What will the impact be on your family?

The government has said it wants to keep parents who are doing vital jobs including NHS staff and delivery drivers in work, and a skeleton network of schools and nurseries is set to remain open for the children of these vital workers.

However, if you are not a key worker, and you can’t call on delighted grandparents as childminders, you may be able to get time off work if your children’s school is closed. This is known as “dependant leave” which allows mums and dads to take time off to deal with an unexpected problem or emergency. You should not face disciplinary action or lose your job – although you won’t be paid.

In most cases, if you or your partner are furloughed or working from home, you could simply find that childminding is added to your daily routine.

If you are not careful, you could find yourself paying out to keep the kids occupied – but there are plenty of things that they can do for free.

Keeping them occupied

That means that you are likely to have children at home, with none of the usual distractions like visiting friends or trips out. That might sound like a problem. But worse is the fact that unless we are qualified teachers ourselves, closed schools may mean our children missing out on the education they need.

They should have some school work. The government says it expects schools to provide 3-5 hours of online teaching a day for children at home. But the good news is that there are plenty of educational resources online. And many of them are free.

Many schools already pay for online resources, so it is worth checking which ones you can access. These will follow the curriculum, and if you can keep your children focussed, they could help ensure that they don’t miss too many key lessons.

About half of UK schools already use sites such as MathsWatch, for example, which caters for children from Year 4 up to A-level. It provides video teaching, online assessments, feedback tools, independent learning, printable worksheets and more.
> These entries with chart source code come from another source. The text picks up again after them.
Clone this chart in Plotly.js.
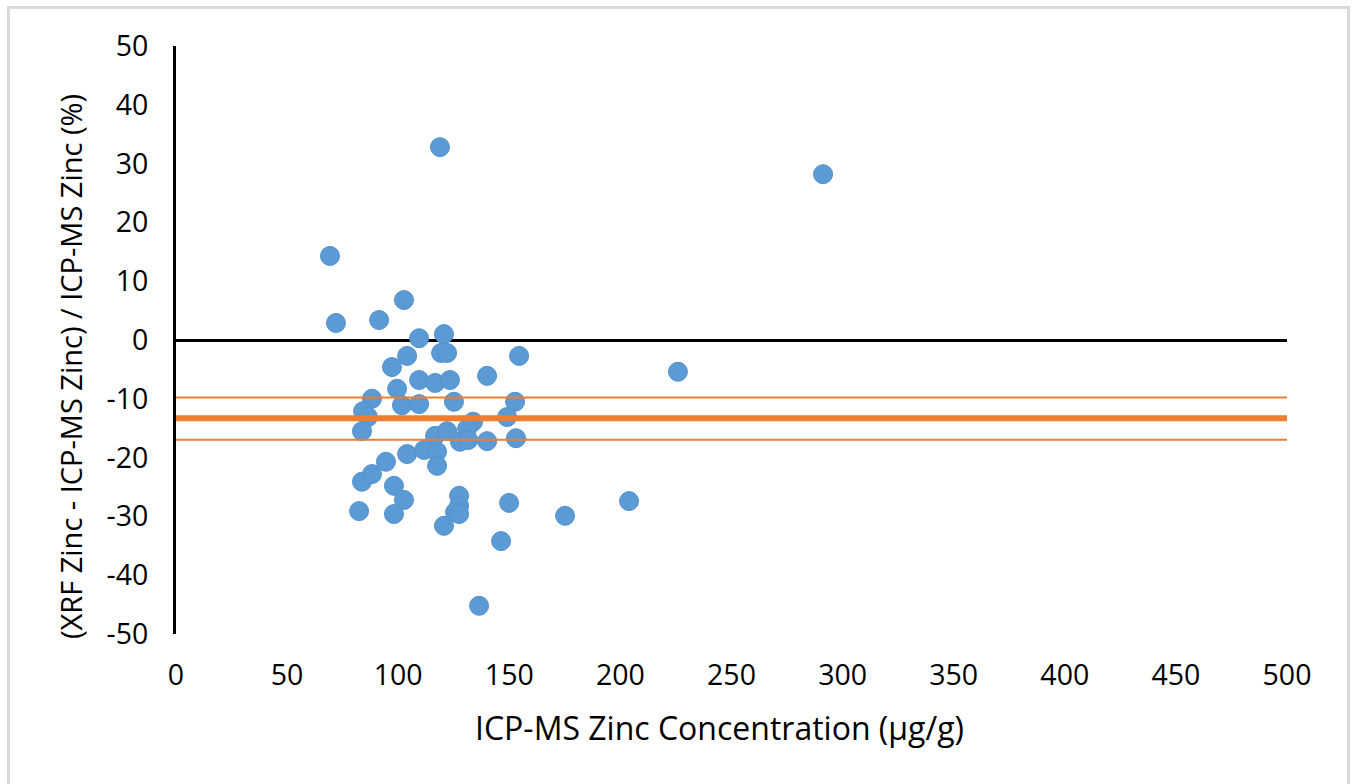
<!DOCTYPE html>
<html>
<head>
<meta charset="utf-8">
<script src="https://cdn.plot.ly/plotly-3.0.1.min.js"></script>
<style>
  html, body { margin: 0; padding: 0; background: #ffffff; overflow: hidden; }
  #frame { position: absolute; left: 7px; top: 6px; width: 1343px; height: 900px;
           border: 3px solid #d9d9d9; box-sizing: border-box; }
  #chart { position: absolute; left: 0; top: 0; width: 1352px; height: 784px; }
</style>
</head>
<body>
<div id="frame"></div>
<div id="chart"></div>
<script>
// ICP-MS zinc concentration (µg/g)
const icpmsZinc = [
  69.3, 72.0, 91.4, 102.6, 118.8, 291.2, 225.9, 203.9, 175.1, 136.4,
  146.3, 149.9, 154.4, 140.0, 152.6, 153.0, 149.0, 109.4, 120.6, 119.3,
  122.0, 104.0, 97.2, 109.4, 116.6, 123.3, 99.5, 101.7, 109.4, 125.1,
  88.2, 84.2, 86.4, 83.7, 83.7, 88.2, 94.5, 98.1, 102.6, 82.4,
  98.1, 104.0, 111.7, 117.5, 117.5, 116.6, 122.0, 127.8, 133.7, 131.0,
  140.0, 127.4, 127.4, 125.6, 127.4, 120.6, 131.5
];
// (XRF Zinc - ICP-MS Zinc) / ICP-MS Zinc (%)
const pctDifference = [
  14.3, 2.9, 3.4, 6.8, 32.8, 28.2, -5.4, -27.4, -29.9, -45.2,
  -34.2, -27.7, -2.7, -6.1, -10.5, -16.7, -13.1, 0.3, 1.0, -2.2,
  -2.2, -2.7, -4.6, -6.8, -7.3, -6.8, -8.3, -11.1, -10.9, -10.5,
  -10.0, -12.1, -13.1, -15.5, -24.1, -22.8, -20.7, -24.8, -27.2, -29.1,
  -29.6, -19.4, -18.7, -19.0, -21.4, -16.3, -15.5, -17.3, -13.9, -15.1,
  -17.2, -26.5, -28.2, -29.3, -29.6, -31.6, -17.0
];
// Reference lines (mean bias and its limits), drawn across the x range
const lineX = [0, 500];
const meanBias = [-13.3, -13.3];
const upperLimit = [-9.8, -9.8];
const lowerLimit = [-16.95, -16.95];

const xTicks = [0, 50, 100, 150, 200, 250, 300, 350, 400, 450, 500];
const yTicks = [-50, -40, -30, -20, -10, 0, 10, 20, 30, 40, 50];

const xTitle = 'ICP-MS Zinc Concentration (µg/g)';
const yTitle = '(XRF Zinc - ICP-MS Zinc) / ICP-MS Zinc (%)';

const FONT = 'Open Sans, Noto Sans, sans-serif';
const ORANGE = '#ED7D31';

const traces = [
  {
    type: 'scatter', mode: 'markers', x: icpmsZinc, y: pctDifference,
    marker: { color: '#5B9BD5', size: 19, line: { color: '#5590cc', width: 1 } },
    hoverinfo: 'skip', showlegend: false
  },
  {
    type: 'scatter', mode: 'lines', x: lineX, y: upperLimit,
    line: { color: ORANGE, width: 2 }, hoverinfo: 'skip', showlegend: false
  },
  {
    type: 'scatter', mode: 'lines', x: lineX, y: lowerLimit,
    line: { color: ORANGE, width: 2 }, hoverinfo: 'skip', showlegend: false
  },
  {
    type: 'scatter', mode: 'lines', x: lineX, y: meanBias,
    line: { color: ORANGE, width: 6 }, hoverinfo: 'skip', showlegend: false
  }
];

const layout = {
  width: 1352, height: 784,
  margin: { l: 176, r: 65, t: 46, b: 150 },
  paper_bgcolor: 'rgba(0,0,0,0)',
  plot_bgcolor: 'rgba(0,0,0,0)',
  font: { family: FONT, color: '#000000', size: 28 },
  showlegend: false,
  hovermode: false,
  xaxis: {
    range: [0, 500], tickvals: xTicks, ticktext: xTicks.map(String),
    showgrid: false, zeroline: false, showline: false,
    ticks: 'outside', ticklen: 16, tickcolor: 'rgba(0,0,0,0)',
    tickfont: { family: FONT, size: 28.5, color: '#000000' },
    fixedrange: true
  },
  yaxis: {
    range: [-50, 50], tickvals: yTicks, ticktext: yTicks.map(String),
    showgrid: false, zeroline: true, zerolinecolor: '#000000', zerolinewidth: 3,
    showline: true, linecolor: '#000000', linewidth: 3,
    ticks: 'outside', ticklen: 19, tickcolor: 'rgba(0,0,0,0)',
    tickfont: { family: FONT, size: 28.5, color: '#000000' },
    fixedrange: true
  },
  annotations: [
    {
      text: xTitle, xref: 'paper', yref: 'paper',
      x: (719 - 176) / 1111, y: (634 - 727) / 588,
      xanchor: 'center', yanchor: 'middle', showarrow: false,
      font: { family: FONT, size: 32, color: '#000000' }
    },
    {
      text: yTitle, xref: 'paper', yref: 'paper', textangle: -90,
      x: (70 - 176) / 1111, y: (634 - 367) / 588,
      xanchor: 'center', yanchor: 'middle', showarrow: false,
      font: { family: FONT, size: 29, color: '#000000' }
    }
  ]
};

Plotly.newPlot('chart', traces, layout, { displayModeBar: false, staticPlot: true });
</script>
</body>
</html>
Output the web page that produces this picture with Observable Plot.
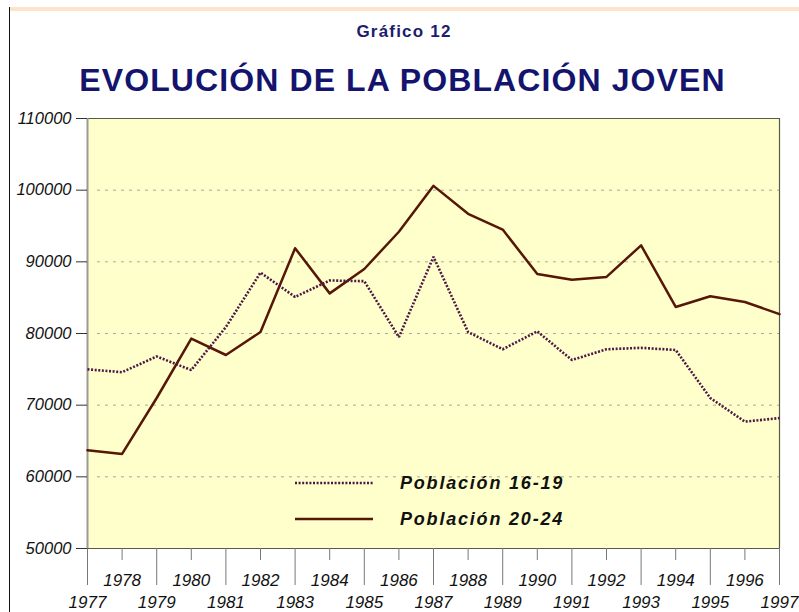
<!DOCTYPE html>
<html>
<head>
<meta charset="utf-8">
<script src="https://cdn.jsdelivr.net/npm/d3@7"></script>
<script src="https://cdn.jsdelivr.net/npm/@observablehq/plot@0.6"></script>
<style>
  html, body { margin: 0; padding: 0; background: #fff; }
  #wrap { position: relative; width: 799px; height: 612px; overflow: hidden; font-family: "Liberation Sans", Arial, sans-serif; }
  #head { position: relative; height: 100px; }
  #sup { position: absolute; left: 0; width: 808px; top: 22px; text-align: center; font-size: 17px; font-weight: bold; letter-spacing: 1.2px; color: #1c1c70; }
  #title { position: absolute; left: 0; width: 805px; top: 62px; text-align: center; font-size: 32px; font-weight: bold; letter-spacing: 1.1px; color: #14146e; }
  #topline { position: absolute; left: 9px; top: 7px; width: 790px; height: 4px; background: #fde3c8; }
  #leftline { position: absolute; left: 9px; top: 7px; width: 1px; height: 605px; background: #111; }
  #legend { position: absolute; left: 0; top: 0; pointer-events: none; }
  #chart svg text { font-style: italic; }
</style>
</head>
<body>
<div id="wrap">
  <div id="topline"></div>
  <div id="leftline"></div>
  <div id="head">
    <div id="sup">Gráfico 12</div>
    <div id="title">EVOLUCIÓN DE LA POBLACIÓN JOVEN</div>
  </div>
  <div id="chart"></div>
  <svg id="legend" width="799" height="612"></svg>
</div>
<script>
const years = [1977,1978,1979,1980,1981,1982,1983,1984,1985,1986,1987,1988,1989,1990,1991,1992,1993,1994,1995,1996,1997];
const pop1619 = [75000,74600,76800,74900,80900,88500,85100,87400,87300,79500,90700,80200,77800,80300,76300,77800,78000,77700,71000,67700,68200];
const pop2024 = [63700,63200,71000,79300,77000,80200,91900,85600,89000,94200,100600,96700,94500,88300,87500,87900,92300,83700,85200,84400,82700];
const seriesNames = ["Población 16-19", "Población 20-24"];
const yTicks = [50000,60000,70000,80000,90000,100000,110000];
const gridTicks = [60000,70000,80000,90000,100000];
const evenYears = years.filter(y => y % 2 === 0);
const oddYears = years.filter(y => y % 2 === 1);

const d1619 = years.map((y, i) => ({year: y, value: pop1619[i]}));
const d2024 = years.map((y, i) => ({year: y, value: pop2024[i]}));

const c1619 = "#4e1846";
const c2024 = "#561608";

const chart = Plot.plot({
  width: 799,
  height: 512,
  marginLeft: 87,
  marginRight: 20,
  marginTop: 18,
  marginBottom: 64,
  style: { fontFamily: "'Liberation Sans', Arial, sans-serif", fontStyle: "italic", background: "transparent" },
  x: { domain: [1977, 1997], axis: null },
  y: { domain: [50000, 110000], axis: null },
  marks: [
    Plot.frame({ fill: "#ffffcc", stroke: null }),
    Plot.gridY(gridTicks, { stroke: "#a8a898", strokeOpacity: 1, strokeDasharray: "3,5", insetLeft: 10 }),
    Plot.ruleY([110000, 50000], { stroke: "#5a5a48", strokeWidth: 1.2 }),
    Plot.ruleX([1997], { stroke: "#5a5a48", strokeWidth: 1.2 }),
    Plot.ruleX([1977], { stroke: "#9a9a9a", strokeWidth: 2 }),
    Plot.axisY(yTicks, { tickSize: 11, tickPadding: 5, fontSize: 16.5, fontStyle: "italic", tickFormat: d => String(d), stroke: "#333", color: "#111", label: null }),
    Plot.axisX(oddYears, { tickSize: 37, tickPadding: 10, fontSize: 17, fontStyle: "italic", tickFormat: d => String(d), stroke: "#777", color: "#111", label: null }),
    Plot.axisX(evenYears, { tickSize: 12, tickPadding: 13, fontSize: 17, fontStyle: "italic", tickFormat: d => String(d), stroke: "#777", color: "#111", label: null }),
    Plot.line(d2024, { x: "year", y: "value", stroke: c2024, strokeWidth: 2.5 }),
    Plot.line(d1619, { x: "year", y: "value", stroke: c1619, strokeWidth: 2.6, strokeDasharray: "2,1.6", strokeLinecap: "butt", strokeLinejoin: "miter" })
  ]
});
document.getElementById("chart").appendChild(chart);

// legend overlay
const lg = d3.select("#legend");
const items = [
  { name: seriesNames[0], color: c1619, dash: "2,1.6", y: 483 },
  { name: seriesNames[1], color: c2024, dash: null, y: 519 }
];
items.forEach(it => {
  lg.append("line").attr("x1", 295).attr("x2", 373).attr("y1", it.y).attr("y2", it.y)
    .attr("stroke", it.color).attr("stroke-width", 2.5).attr("stroke-dasharray", it.dash);
  lg.append("text").attr("x", 400).attr("y", it.y).attr("dy", "0.36em")
    .attr("font-family", "'Liberation Sans', Arial, sans-serif").attr("font-size", 18)
    .attr("font-weight", "bold").attr("font-style", "italic").attr("letter-spacing", 1.8)
    .attr("fill", "#111").text(it.name);
});
</script>
</body>
</html>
The BBC will also provide curriculum-based programmes. They will include three hours of primary school programming every weekday on CBBC, and at least two hours for secondary pupils on BBC 2 with programming to support the GCSE curriculum, with everything from performances of Shakespeare plays to science, history and maths topics. Lessons may also be available on iPlayer, red button and online.

BBC Bitesize also has lots of content divided into subject and age categories. So, as long as your children have a laptop and broadband, there could be plenty to keep them occupied.

You could also find some free resources for craft projects, and free books from top children’s authors to enjoy.

Cut the cost of internet access

No Broadband? Many broadband operators, including market leader BT, have removed data caps, and mobile operators have provided data packages for children in households that currently lack broadband. Mobile network Three UK will provide free unlimited data to disadvantaged children in England during lockdown.

If you don’t have broadband, and can’t afford it, help may be available. Schools, trusts and councils can request support for you through the DfE website. Your first step may be to have a word with your children’s teacher.

For really effective learning, nothing can beat a lesson with a really good teacher - but until the crisis is over, perhaps online learning can offer the next best thing.